Illustration of stacking two tables of stock data vertically into one larger table

Code for concatenation

df_jan = pd.read_csv( '_static/regi-prices-jan-2020.csv' )
df_feb = pd.read_csv( '_static/regi-prices-feb-2020.csv' )

df_2mo = pd.concat( [ df_jan, df_feb ], ignore_index=True )
df_2mo.head()

Merging of two datasets is horizontal

Example 1: Same IDs in both datasets, just match up rows

Merging COVID-19 time series data for each country with health care information for each country

Code for a simple merge

df_merged = pd.merge( df_cases, df_health,
    left_on='Country/Region', right_on='Country' )

Merging of two datasets is horizontal

Example 2: Some rows in the left table aren't in the right table

Merging a comprehensive higher education dataset with climate data about a subset of its schools

Code for a left join (merge)

df_merged = pd.merge( df_big, df_climate,
    left_on='NAME', right_on='fullname', how='left' )

Merging of two datasets is horizontal

Example 3: Keeping only observations appearing in both tables

Merging NFL player statistics with records of NFL plays

Code for an inner join (merge)

An inner join is the default, so you can omit how='inner' in this case.

df_merged = pd.merge( df_players, df_plays,
    left_on='NAME', right_on='fullname', how='inner' )

Merging of two datasets is horizontal

Example 3: Keeping all observations appearing in either table

Merging data about corporate executives with data about marketing spending for a fictitious set of firms

Code for an outer join (merge)

df_merged = pd.merge( df_execs, df_marketing,
    left_on='NAME', right_on='fullname', how='outer' )

For discussion

We will look at four hypothetical situations for merging DataFrames. In each case, you will answer:

  1. Should we apply pd.concat() or pd.merge()?
  2. If the answer to 1. is to apply pd.merge(), then:
    • How should we merge (inner/left/right/outer)?
    • On what column(s) should we merge?
    • Do we need to manipulate any column(s) first?

Concat/Merge Example 1

(Thanks to Steven Skiena in The Data Science Design Manual for this example, a real project he did with a graduate student.)

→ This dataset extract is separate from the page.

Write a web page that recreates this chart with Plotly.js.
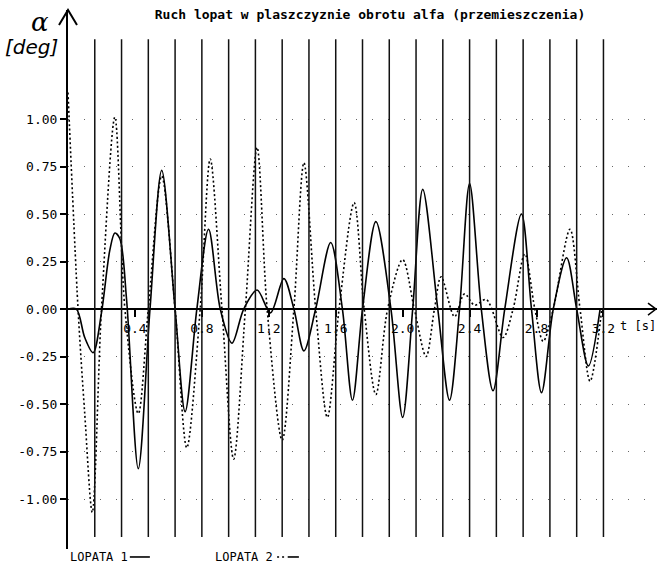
<!DOCTYPE html>
<html>
<head>
<meta charset="utf-8">
<script src="https://cdn.plot.ly/plotly-3.0.1.min.js"></script>
<style>
html,body{margin:0;padding:0;background:#fff;}
#chart{width:660px;height:569px;}
</style>
</head>
<body>
<div id="chart"></div>
<script>
// ---- data ----
const lopata1T = [0, 0.05, 0.10, 0.15, 0.20, 0.25, 0.28, 0.31, 0.35, 0.42, 0.49, 0.56, 0.64, 0.70, 0.77, 0.84, 0.91, 0.98, 1.05, 1.13, 1.21, 1.29, 1.35, 1.41, 1.48, 1.57, 1.64, 1.70, 1.76, 1.84, 1.93, 2.00, 2.06, 2.12, 2.21, 2.28, 2.34, 2.40, 2.47, 2.54, 2.61, 2.71, 2.77, 2.83, 2.90, 2.98, 3.04, 3.11, 3.18];
const lopata1V = [0.00, 0.00, -0.15, -0.23, -0.02, 0.31, 0.40, 0.37, 0.05, -0.84, 0.00, 0.73, 0.00, -0.54, 0.00, 0.42, 0.00, -0.18, 0.00, 0.10, -0.02, 0.16, 0.00, -0.22, 0.00, 0.35, 0.00, -0.48, 0.00, 0.46, 0.00, -0.57, 0.00, 0.63, 0.00, -0.48, 0.00, 0.66, 0.00, -0.43, 0.00, 0.50, 0.00, -0.44, 0.00, 0.27, 0.00, -0.30, 0.00];

const lopata2T = [0, 0.06, 0.10, 0.145, 0.20, 0.28, 0.34, 0.42, 0.48, 0.56, 0.64, 0.71, 0.79, 0.85, 0.92, 0.99, 1.06, 1.13, 1.19, 1.28, 1.35, 1.41, 1.48, 1.55, 1.62, 1.71, 1.77, 1.84, 1.91, 2.00, 2.07, 2.14, 2.19, 2.23, 2.31, 2.37, 2.43, 2.50, 2.60, 2.66, 2.73, 2.79, 2.84, 2.90, 3.00, 3.06, 3.12, 3.19];
const lopata2V = [1.14, 0.00, -0.55, -1.07, 0.00, 1.01, 0.00, -0.55, 0.00, 0.70, 0.00, -0.73, 0.00, 0.79, 0.00, -0.79, 0.00, 0.85, 0.00, -0.69, 0.00, 0.77, 0.00, -0.57, 0.00, 0.56, 0.00, -0.45, 0.00, 0.26, 0.00, -0.25, 0.00, 0.17, -0.04, 0.08, 0.02, 0.05, -0.15, 0.00, 0.29, 0.00, -0.17, 0.00, 0.42, 0.00, -0.38, 0.00];

// rotor revolution markers (vertical lines), seconds
const revTimes = [0.16, 0.32, 0.48, 0.64, 0.80, 0.96, 1.12, 1.28, 1.44, 1.60, 1.76, 1.92, 2.08, 2.24, 2.40, 2.56, 2.72, 2.88, 3.04, 3.20];
const revLineBottom = -1.20;
const revLineTop = 1.42;

const xTickVals = [0.4, 0.8, 1.2, 1.6, 2.0, 2.4, 2.8, 3.2];
const xTickText = ['0.4', '0.8', '1.2', '1.6', '2.0', '2.4', '2.8', '3.2'];
const yTickVals = [-1.00, -0.75, -0.50, -0.25, 0.00, 0.25, 0.50, 0.75, 1.00];
const yTickText = ['-1.00', '-0.75', '-0.50', '-0.25', '0.00', '0.25', '0.50', '0.75', '1.00'];

const xRange = [0, 3.52];
const yRange = [-1.263, 1.574];

const titleText = 'Ruch lopat w plaszczyznie obrotu alfa (przemieszczenia)';
const seriesNames = ['LOPATA 1', 'LOPATA 2'];

// ---- chart ----
const mono = 'DejaVu Sans Mono, monospace';
const zeroFrac = (0 - yRange[0]) / (yRange[1] - yRange[0]);

const traces = [
  {x: lopata1T, y: lopata1V, name: seriesNames[0], type: 'scatter', mode: 'lines',
   line: {color: '#000', width: 1.6, shape: 'spline', smoothing: 0.9}, hoverinfo: 'skip'},
  {x: lopata2T, y: lopata2V, name: seriesNames[1], type: 'scatter', mode: 'lines',
   line: {color: '#000', width: 1.6, dash: '2px 2.5px', shape: 'spline', smoothing: 0.9}, hoverinfo: 'skip'}
];

const shapes = revTimes.map(t => ({
  type: 'line', xref: 'x', yref: 'y', x0: t, x1: t, y0: revLineBottom, y1: revLineTop,
  line: {color: '#111', width: 1.5}, layer: 'above'
}));
// axis arrow heads
shapes.push({type: 'path', xref: 'paper', yref: 'paper', xsizemode: 'pixel', ysizemode: 'pixel',
  xanchor: 0, yanchor: 1, path: 'M-9,-15 L0,0 L9,-15', line: {color: '#000', width: 2}});
shapes.push({type: 'path', xref: 'paper', yref: 'paper', xsizemode: 'pixel', ysizemode: 'pixel',
  xanchor: 1, yanchor: zeroFrac, path: 'M-9,6 L-1,0 L-9,-6', line: {color: '#000', width: 1.5}});
// legend samples
const legY = -0.0148;
shapes.push({type: 'line', xref: 'paper', yref: 'paper', x0: 0.105, x1: 0.139, y0: legY, y1: legY,
  line: {color: '#000', width: 1.6}});
shapes.push({type: 'line', xref: 'paper', yref: 'paper', x0: 0.355, x1: 0.372, y0: legY, y1: legY,
  line: {color: '#000', width: 1.6, dash: '2px 3px'}});
shapes.push({type: 'line', xref: 'paper', yref: 'paper', x0: 0.373, x1: 0.392, y0: legY, y1: legY,
  line: {color: '#000', width: 1.6}});

const annotations = [
  {xref: 'paper', yref: 'paper', x: -0.0475, y: 0.978, xanchor: 'center', yanchor: 'middle', text: 'α', showarrow: false,
   font: {family: 'DejaVu Serif, serif', size: 26, color: '#000', style: 'italic'}},
  {xref: 'paper', yref: 'paper', x: -0.0628, y: 0.9314, xanchor: 'center', yanchor: 'middle', text: '[deg]', showarrow: false,
   font: {family: 'DejaVu Sans, sans-serif', size: 20, color: '#000', style: 'italic'}},
  {xref: 'paper', yref: 'paper', x: 0.933, y: zeroFrac - 0.031, xanchor: 'left', yanchor: 'middle', text: 't [s]', showarrow: false,
   font: {family: mono, size: 12, color: '#000'}},
  {xref: 'paper', yref: 'paper', x: 0, y: legY, xanchor: 'left', yanchor: 'middle', text: seriesNames[0], showarrow: false,
   font: {family: mono, size: 12, color: '#000'}},
  {xref: 'paper', yref: 'paper', x: 0.246, y: legY, xanchor: 'left', yanchor: 'middle', text: seriesNames[1], showarrow: false,
   font: {family: mono, size: 12, color: '#000'}}
];

const layout = {
  width: 660, height: 569,
  margin: {l: 68, r: 3, t: 10, b: 20, pad: 0},
  paper_bgcolor: '#fff', plot_bgcolor: '#fff',
  showlegend: false,
  title: {text: '<b>' + titleText + '</b>', x: 0.5606, xanchor: 'center', y: 0.975, yanchor: 'middle',
    font: {family: mono, size: 13, color: '#000'}},
  xaxis: {range: xRange, anchor: 'free', position: zeroFrac, showline: true, linecolor: '#000', linewidth: 2,
    tickvals: xTickVals, ticktext: xTickText, ticks: 'outside', ticklen: 7, tickwidth: 2, tickcolor: '#000',
    tickfont: {family: mono, size: 13, color: '#000'}, showgrid: false, zeroline: false, fixedrange: true},
  yaxis: {range: yRange, showline: true, linecolor: '#000', linewidth: 2,
    tickvals: yTickVals, ticktext: yTickText, ticks: 'outside', ticklen: 6, tickwidth: 2, tickcolor: '#000',
    tickfont: {family: mono, size: 13, color: '#000'}, showgrid: true, gridcolor: '#666', gridwidth: 1,
    griddash: '1px 15px', zeroline: false, fixedrange: true},
  shapes: shapes,
  annotations: annotations
};

Plotly.newPlot('chart', traces, layout, {displayModeBar: false, staticPlot: true});
</script>
</body>
</html>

Dataset 1: A large sample of news stories about various publicly traded companies from 2015 to 2020, with story release dates and measurements of the sentiments expressed in those news stories

Dataset 2: Records of the the share prices of the publicly traded companies for the same time period

Concat/Merge Example 2

Dataset 1: Records of all NCAA Division I hockey games for the 2018 season

Dataset 2: Records of all NCAA Division III hockey games for the 2018 season

For example, the record of a game might contain the home and away team names and scores, number of shots on goal and penalties, MVP name, and attendance number.

Concat/Merge Example 3

Dataset 1: Daily weather summaries for the counties in the state of Tennessee in summer 1995

Dataset 2: Hourly electrical prices for each county in the state of Tennessee in summer 1995

Concat/Merge Example 4

Dataset 1: The baseline health information gathered from each subject in a drug's clinical trial before the trial begins, together with the information about whether that subject has been randomly assigned the treatment or the placebo

Dataset 2: The responses measured for each subject during and after the trial with respect to the specific problems the drug is trying to address

In-class Exercise 1 (short)

In a previous class, we took two datasets and did a simple merge that involved only one column.

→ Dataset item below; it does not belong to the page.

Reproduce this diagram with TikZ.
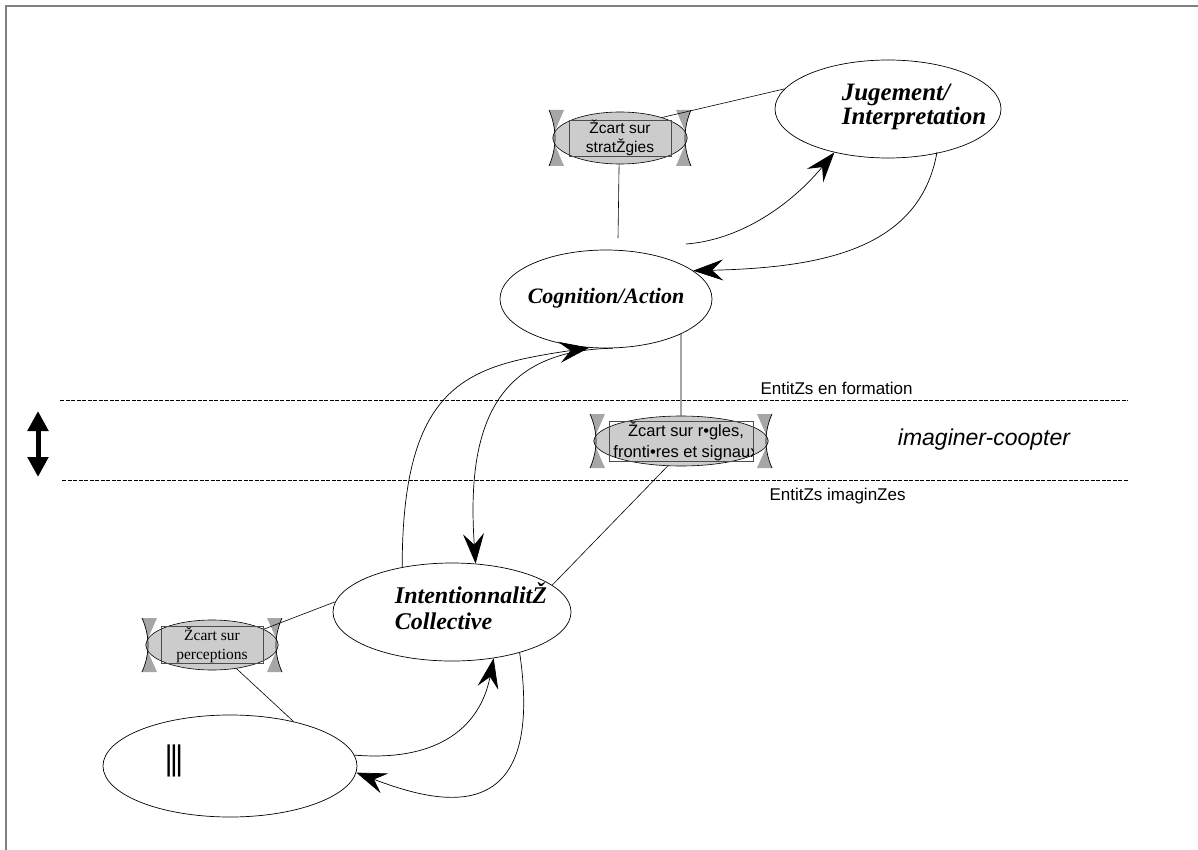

We extracted the percentage of each state who voted for Trump and added that data as a new column in the home mortgage dataset. We used dict(zip(...)) to convert the voting data into a dictionary and df['column'].map() to apply it to the mortgage dataset.

Redo the same exercise now, but using pd.merge() instead of the tools we used last time. (Last time, you also had to do some plotting and hypothesis testing. There is no need to repeat that. Just update the merging code.)

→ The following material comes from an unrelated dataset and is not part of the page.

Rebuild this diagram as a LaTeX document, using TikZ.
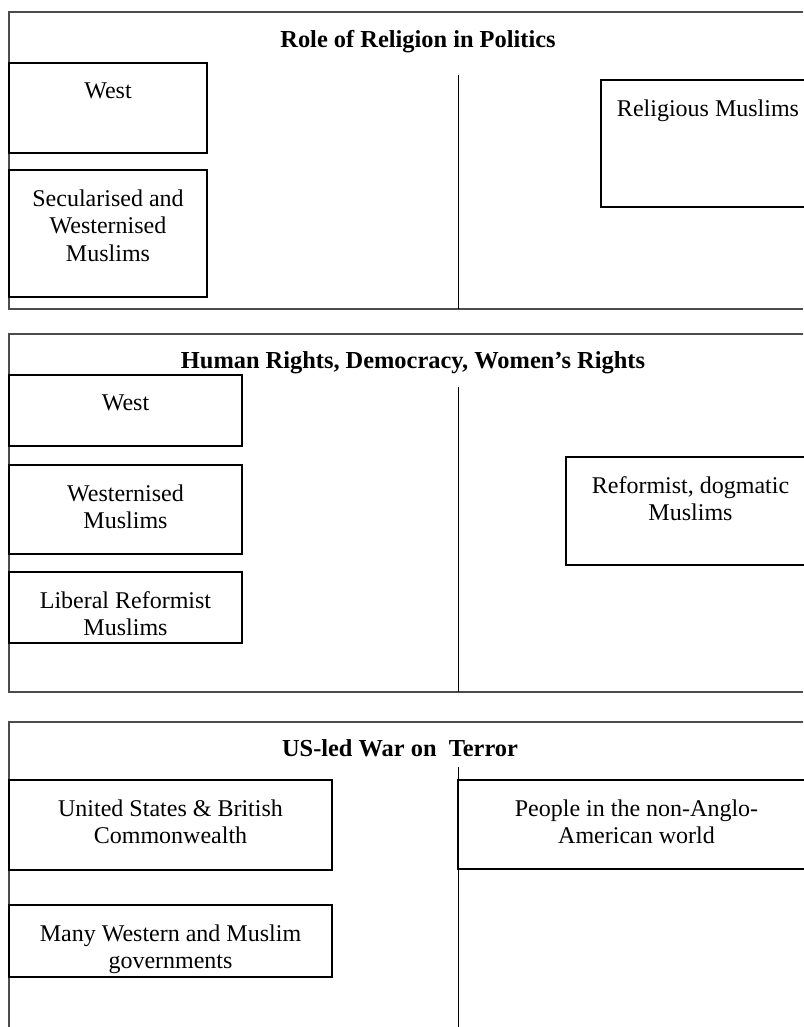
\documentclass[tikz,border=0pt]{standalone}
\usepackage{fontspec}
\setmainfont{Liberation Serif}
\usetikzlibrary{fit}
\tikzstyle{frame}=[draw=black!70, line width=0.7pt]
\tikzstyle{panelbox}=[draw, line width=0.75pt, inner sep=0pt]
\tikzstyle{boxtext}=[inner sep=0pt, align=center, anchor=north, font=\fontsize{12}{13.75}\selectfont]
\tikzstyle{heading}=[inner sep=0pt, anchor=base, font=\bfseries\fontsize{12.2}{14}\selectfont]
\tikzstyle{divider}=[draw, line width=0.5pt]
\newcommand{\panelbox}{\node[panelbox]}
\newcommand{\boxtext}{\node[boxtext]}

\begin{document}
\begin{tikzpicture}[x=0.5pt, y=-0.5pt]
            \useasboundingbox (0,0) rectangle (803,1027);

            \draw[frame] (803,12) -- (9,12) -- (9,309) -- (803,309);
            \node[heading] (h1) at (418,48) {Role of Religion in Politics};
            \draw[divider] (458,75) -- (458,309);
            \panelbox (west1) [fit={(9,63) (207,153)}] {};
            \panelbox (secul) [fit={(9,170) (207,297)}] {};
            \panelbox (relig) [fit={(601,80) (815,207)}] {};
            \boxtext (t-west1) at (west1.north |- 0,82) {West};
            \boxtext (t-secul) at (secul.north |- 0,189) {Secularised and\\Westernised\\Muslims};
            \boxtext (t-relig) at (relig.north |- 0,99) {Religious Muslims};

            \draw[frame] (803,334) -- (9,334) -- (9,692) -- (803,692);
            \node[heading] (h2) at (413,368) {Human Rights, Democracy, Women’s Rights};
            \draw[divider] (458,387) -- (458,692);
            \panelbox (west2) [fit={(9,375) (242,446)}] {};
            \panelbox (westn) [fit={(9,465) (242,554)}] {};
            \panelbox (liber) [fit={(9,572) (242,643)}] {};
            \panelbox (reform) [fit={(566,457) (815,565)}] {};
            \boxtext (t-west2) at (west2.north |- 0,394) {West};
            \boxtext (t-westn) at (westn.north |- 0,484) {Westernised\\Muslims};
            \boxtext (t-liber) at (liber.north |- 0,591) {Liberal Reformist\\Muslims};
            \boxtext (t-reform) at (reform.north |- 0,476) {Reformist, dogmatic\\Muslims};

            \draw[frame] (803,722) -- (9,722) -- (9,1027);
            \node[heading] (h3) at (400,756) {US-led War on \ Terror};
            \draw[divider] (458,767) -- (458,1027);
            \panelbox (usbc) [fit={(9,780) (332,870)}] {};
            \panelbox (govs) [fit={(9,905) (332,977)}] {};
            \panelbox (people) [fit={(458,780) (815,869)}] {};
            \boxtext (t-usbc) at (usbc.north |- 0,799) {United States \& British\\Commonwealth};
            \boxtext (t-govs) at (govs.north |- 0,924) {Many Western and Muslim\\governments};
            \boxtext (t-people) at (people.north |- 0,799) {People in the non-Anglo-\\American world};
\end{tikzpicture}
\end{document}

In-class Exercise 2 (long)

In a previous class, we examined a dataset of baseball player salaries.

  • Dataset 1 will be a simplified version of that baseball salary dataset, available here.
  • Dataset 2 will be the statistics for all batters in Major League Baseball from 1988 through 2016, available here.

Merge the two datasets on player name, team, and year. This will require some of the advanced techniques introduced at the end of the course notes on merging.

NOTE: This will be complex and annoying. We may not complete it before the end of class. Make as much progress as you can, while doing logical/sensible work each step of the way.